Source data »

## START

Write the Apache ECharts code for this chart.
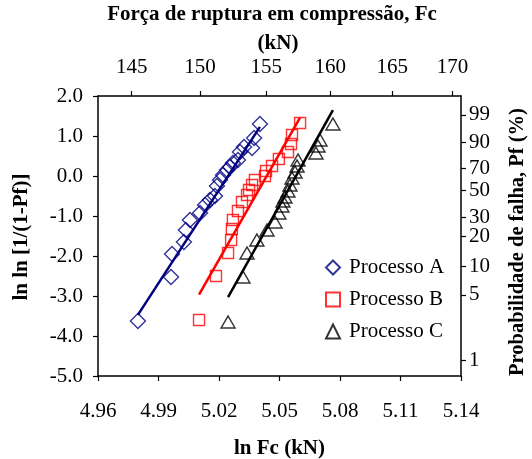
<!DOCTYPE html>
<html>
<head>
<meta charset="utf-8">
<script src="https://cdn.jsdelivr.net/npm/echarts@6/dist/echarts.min.js"></script>
<style>
  html, body { margin: 0; padding: 0; background: #fff; }
  #chart { width: 532px; height: 459px; }
</style>
</head>
<body>
<div id="chart"></div>
<script>
// pontos (ln Fc, ln ln [1/(1-Pf)])
const procA = [
  [4.9798, -3.625], [4.9962, -2.525], [4.9967, -1.95], [5.0026, -1.65], [5.0036, -1.35],
  [5.0056, -1.10], [5.0106, -0.925], [5.0131, -0.725], [5.0155, -0.60], [5.0180, -0.50],
  [5.0190, -0.25], [5.0205, -0.10], [5.0220, 0.025], [5.0240, 0.15], [5.0255, 0.225],
  [5.0269, 0.325], [5.0294, 0.40], [5.0304, 0.60], [5.0324, 0.725], [5.0364, 0.70],
  [5.0374, 0.95], [5.0403, 1.30]
]
const procB = [
  [5.0101, -3.60], [5.0185, -2.50], [5.0245, -1.925], [5.0260, -1.60], [5.0264, -1.325],
  [5.0269, -1.10], [5.0294, -0.875], [5.0314, -0.65], [5.0339, -0.475], [5.0349, -0.35],
  [5.0364, -0.225], [5.0378, -0.10], [5.0428, 0.0], [5.0433, 0.125], [5.0463, 0.25],
  [5.0497, 0.425], [5.0542, 0.60], [5.0557, 0.80], [5.0562, 1.025], [5.0602, 1.325]
]
const procC = [
  [5.0245, -3.65], [5.0319, -2.525], [5.0339, -1.925], [5.0388, -1.60], [5.0438, -1.35],
  [5.0478, -1.15], [5.0497, -0.925], [5.0512, -0.75], [5.0517, -0.625], [5.0527, -0.525],
  [5.0542, -0.375], [5.0552, -0.225], [5.0562, -0.05], [5.0577, 0.10], [5.0587, 0.25],
  [5.0592, 0.40], [5.0681, 0.575], [5.0691, 0.75], [5.0701, 0.90], [5.0765, 1.30]
]

// retas de ajuste: inclinacao (modulo de Weibull) e ln Fc onde y = 0
const fitSlope = [77.7, 88.3, 89.9]
const fitX0 = [5.0245, 5.0437, 5.0582]

// rotulos dos eixos
const xTicks = [4.96, 4.99, 5.02, 5.05, 5.08, 5.11, 5.14]
const fcTicks = [145, 150, 155, 160, 165, 170]
const pfTicks = [1, 5, 10, 20, 30, 50, 70, 90, 99]

const nomes = ['Processo A', 'Processo B', 'Processo C']
const cores = ['#000080', '#ff0000', '#000000']
const simbolos = ['diamond', 'rect', 'triangle']
const tamanhos = [[15, 15], [11, 11], [14, 12]]

const fonte = '"Liberation Serif", "Times New Roman", serif'
const fonteNome = size => 'bold ' + size + 'px "Liberation Serif", "Times New Roman", serif'

const fitLine = (pts, i) => {
  const xs = pts.map(p => p[0])
  const x1 = Math.min(...xs)
  const x2 = Math.max(...xs)
  return [x1, x2].map(x => [x, fitSlope[i] * (x - fitX0[i])])
}

const chart = echarts.init(document.getElementById('chart'))

const eixoBase = {
  min: 4.96,
  max: 5.14,
  axisLine: { show: true, onZero: false, lineStyle: { color: '#000', width: 1.5 } },
  axisTick: { show: true, length: 5, lineStyle: { color: '#000', width: 1.2 } },
  splitLine: { show: false },
  axisLabel: { color: '#000', fontFamily: fonte, fontSize: 21 },
  nameTextStyle: { color: '#000', fontFamily: fonte, fontSize: 21, fontWeight: 'bold' }
}

const dados = [procA, procB, procC]

const series = []
dados.forEach((pts, i) => {
  series.push({
    name: nomes[i],
    type: 'scatter',
    data: pts,
    symbol: simbolos[i],
    symbolSize: tamanhos[i],
    itemStyle: { color: 'rgba(255,255,255,0)', borderColor: cores[i], borderWidth: 1.4 },
    z: 3
  })
})
dados.forEach((pts, i) => {
  series.push({
    name: 'Ajuste ' + i,
    type: 'line',
    data: fitLine(pts, i),
    symbol: 'none',
    lineStyle: { color: cores[i], width: 2.5 },
    z: 2
  })
})

// titulos dos eixos (texto livre)
const textoEixo = (text, x, y, rot, size) => ({
  type: 'text',
  x: x,
  y: y,
  rotation: rot,
  style: { text: text, font: fonteNome(size), fill: '#000', align: 'center', verticalAlign: 'middle' }
})

chart.setOption({
  animation: false,
  grid: { left: 98, right: 71, top: 96, bottom: 83, outerBoundsMode: 'none', containLabel: false },
  legend: {
    data: nomes,
    orient: 'vertical',
    left: 320,
    top: 252,
    itemWidth: 14,
    itemHeight: 14,
    itemGap: 11,
    textStyle: { color: '#000', fontFamily: fonte, fontSize: 21, padding: [0, 0, 0, 4] }
  },
  graphic: [
    textoEixo('Força de ruptura em compressão, Fc', 272, 15, 0, 21),
    textoEixo('(kN)', 278, 44, 0, 21),
    textoEixo('ln ln [1/(1-Pf)]', 22, 237, Math.PI / 2, 21),
    textoEixo('Probabilidade de falha, Pf (%)', 518, 242, Math.PI / 2, 20.5)
  ],
  xAxis: [
    {
      ...eixoBase,
      type: 'value',
      position: 'bottom',
      name: 'ln Fc (kN)',
      nameLocation: 'middle',
      nameGap: 62,
      axisLabel: {
        ...eixoBase.axisLabel,
        margin: 25,
        customValues: xTicks,
        formatter: v => v.toFixed(2)
      },
      axisTick: { ...eixoBase.axisTick, customValues: xTicks }
    },
    {
      ...eixoBase,
      type: 'value',
      position: 'top',
      axisLabel: {
        ...eixoBase.axisLabel,
        margin: 18,
        customValues: fcTicks.map(f => Math.log(f)),
        formatter: v => String(Math.round(Math.exp(v)))
      },
      axisTick: { ...eixoBase.axisTick, customValues: fcTicks.map(f => Math.log(f)) }
    }
  ],
  yAxis: [
    {
      ...eixoBase,
      type: 'value',
      min: -5,
      max: 2,
      interval: 1,
      position: 'left',
      axisLabel: { ...eixoBase.axisLabel, margin: 15, formatter: v => v.toFixed(1) }
    },
    {
      ...eixoBase,
      type: 'value',
      min: -5,
      max: 2,
      position: 'right',
      axisLabel: {
        ...eixoBase.axisLabel,
        margin: 8,
        customValues: pfTicks.map(p => Math.log(-Math.log(1 - p / 100))),
        formatter: v => String(Math.round((1 - Math.exp(-Math.exp(v))) * 100))
      },
      axisTick: {
        ...eixoBase.axisTick,
        customValues: pfTicks.map(p => Math.log(-Math.log(1 - p / 100)))
      }
    }
  ],
  series: series
})
</script>
</body>
</html>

## END

Requirement » Reproduce the whole listing above word for word, but not its pictures.

Written reply »
Write the Apache ECharts code for this chart.
<!DOCTYPE html>
<html>
<head>
<meta charset="utf-8">
<script src="https://cdn.jsdelivr.net/npm/echarts@6/dist/echarts.min.js"></script>
<style>
  html, body { margin: 0; padding: 0; background: #fff; }
  #chart { width: 532px; height: 459px; }
</style>
</head>
<body>
<div id="chart"></div>
<script>
// pontos (ln Fc, ln ln [1/(1-Pf)])
const procA = [
  [4.9798, -3.625], [4.9962, -2.525], [4.9967, -1.95], [5.0026, -1.65], [5.0036, -1.35],
  [5.0056, -1.10], [5.0106, -0.925], [5.0131, -0.725], [5.0155, -0.60], [5.0180, -0.50],
  [5.0190, -0.25], [5.0205, -0.10], [5.0220, 0.025], [5.0240, 0.15], [5.0255, 0.225],
  [5.0269, 0.325], [5.0294, 0.40], [5.0304, 0.60], [5.0324, 0.725], [5.0364, 0.70],
  [5.0374, 0.95], [5.0403, 1.30]
]
const procB = [
  [5.0101, -3.60], [5.0185, -2.50], [5.0245, -1.925], [5.0260, -1.60], [5.0264, -1.325],
  [5.0269, -1.10], [5.0294, -0.875], [5.0314, -0.65], [5.0339, -0.475], [5.0349, -0.35],
  [5.0364, -0.225], [5.0378, -0.10], [5.0428, 0.0], [5.0433, 0.125], [5.0463, 0.25],
  [5.0497, 0.425], [5.0542, 0.60], [5.0557, 0.80], [5.0562, 1.025], [5.0602, 1.325]
]
const procC = [
  [5.0245, -3.65], [5.0319, -2.525], [5.0339, -1.925], [5.0388, -1.60], [5.0438, -1.35],
  [5.0478, -1.15], [5.0497, -0.925], [5.0512, -0.75], [5.0517, -0.625], [5.0527, -0.525],
  [5.0542, -0.375], [5.0552, -0.225], [5.0562, -0.05], [5.0577, 0.10], [5.0587, 0.25],
  [5.0592, 0.40], [5.0681, 0.575], [5.0691, 0.75], [5.0701, 0.90], [5.0765, 1.30]
]

// retas de ajuste: inclinacao (modulo de Weibull) e ln Fc onde y = 0
const fitSlope = [77.7, 88.3, 89.9]
const fitX0 = [5.0245, 5.0437, 5.0582]

// rotulos dos eixos
const xTicks = [4.96, 4.99, 5.02, 5.05, 5.08, 5.11, 5.14]
const fcTicks = [145, 150, 155, 160, 165, 170]
const pfTicks = [1, 5, 10, 20, 30, 50, 70, 90, 99]

const nomes = ['Processo A', 'Processo B', 'Processo C']
const cores = ['#000080', '#ff0000', '#000000']
const simbolos = ['diamond', 'rect', 'triangle']
const tamanhos = [[15, 15], [11, 11], [14, 12]]

const fonte = '"Liberation Serif", "Times New Roman", serif'
const fonteNome = size => 'bold ' + size + 'px "Liberation Serif", "Times New Roman", serif'

const fitLine = (pts, i) => {
  const xs = pts.map(p => p[0])
  const x1 = Math.min(...xs)
  const x2 = Math.max(...xs)
  return [x1, x2].map(x => [x, fitSlope[i] * (x - fitX0[i])])
}

const chart = echarts.init(document.getElementById('chart'))

const eixoBase = {
  min: 4.96,
  max: 5.14,
  axisLine: { show: true, onZero: false, lineStyle: { color: '#000', width: 1.5 } },
  axisTick: { show: true, length: 5, lineStyle: { color: '#000', width: 1.2 } },
  splitLine: { show: false },
  axisLabel: { color: '#000', fontFamily: fonte, fontSize: 21 },
  nameTextStyle: { color: '#000', fontFamily: fonte, fontSize: 21, fontWeight: 'bold' }
}

const dados = [procA, procB, procC]

const series = []
dados.forEach((pts, i) => {
  series.push({
    name: nomes[i],
    type: 'scatter',
    data: pts,
    symbol: simbolos[i],
    symbolSize: tamanhos[i],
    itemStyle: { color: 'rgba(255,255,255,0)', borderColor: cores[i], borderWidth: 1.4 },
    z: 3
  })
})
dados.forEach((pts, i) => {
  series.push({
    name: 'Ajuste ' + i,
    type: 'line',
    data: fitLine(pts, i),
    symbol: 'none',
    lineStyle: { color: cores[i], width: 2.5 },
    z: 2
  })
})

// titulos dos eixos (texto livre)
const textoEixo = (text, x, y, rot, size) => ({
  type: 'text',
  x: x,
  y: y,
  rotation: rot,
  style: { text: text, font: fonteNome(size), fill: '#000', align: 'center', verticalAlign: 'middle' }
})

chart.setOption({
  animation: false,
  grid: { left: 98, right: 71, top: 96, bottom: 83, outerBoundsMode: 'none', containLabel: false },
  legend: {
    data: nomes,
    orient: 'vertical',
    left: 320,
    top: 252,
    itemWidth: 14,
    itemHeight: 14,
    itemGap: 11,
    textStyle: { color: '#000', fontFamily: fonte, fontSize: 21, padding: [0, 0, 0, 4] }
  },
  graphic: [
    textoEixo('Força de ruptura em compressão, Fc', 272, 15, 0, 21),
    textoEixo('(kN)', 278, 44, 0, 21),
    textoEixo('ln ln [1/(1-Pf)]', 22, 237, Math.PI / 2, 21),
    textoEixo('Probabilidade de falha, Pf (%)', 518, 242, Math.PI / 2, 20.5)
  ],
  xAxis: [
    {
      ...eixoBase,
      type: 'value',
      position: 'bottom',
      name: 'ln Fc (kN)',
      nameLocation: 'middle',
      nameGap: 62,
      axisLabel: {
        ...eixoBase.axisLabel,
        margin: 25,
        customValues: xTicks,
        formatter: v => v.toFixed(2)
      },
      axisTick: { ...eixoBase.axisTick, customValues: xTicks }
    },
    {
      ...eixoBase,
      type: 'value',
      position: 'top',
      axisLabel: {
        ...eixoBase.axisLabel,
        margin: 18,
        customValues: fcTicks.map(f => Math.log(f)),
        formatter: v => String(Math.round(Math.exp(v)))
      },
      axisTick: { ...eixoBase.axisTick, customValues: fcTicks.map(f => Math.log(f)) }
    }
  ],
  yAxis: [
    {
      ...eixoBase,
      type: 'value',
      min: -5,
      max: 2,
      interval: 1,
      position: 'left',
      axisLabel: { ...eixoBase.axisLabel, margin: 15, formatter: v => v.toFixed(1) }
    },
    {
      ...eixoBase,
      type: 'value',
      min: -5,
      max: 2,
      position: 'right',
      axisLabel: {
        ...eixoBase.axisLabel,
        margin: 8,
        customValues: pfTicks.map(p => Math.log(-Math.log(1 - p / 100))),
        formatter: v => String(Math.round((1 - Math.exp(-Math.exp(v))) * 100))
      },
      axisTick: {
        ...eixoBase.axisTick,
        customValues: pfTicks.map(p => Math.log(-Math.log(1 - p / 100)))
      }
    }
  ],
  series: series
})
</script>
</body>
</html>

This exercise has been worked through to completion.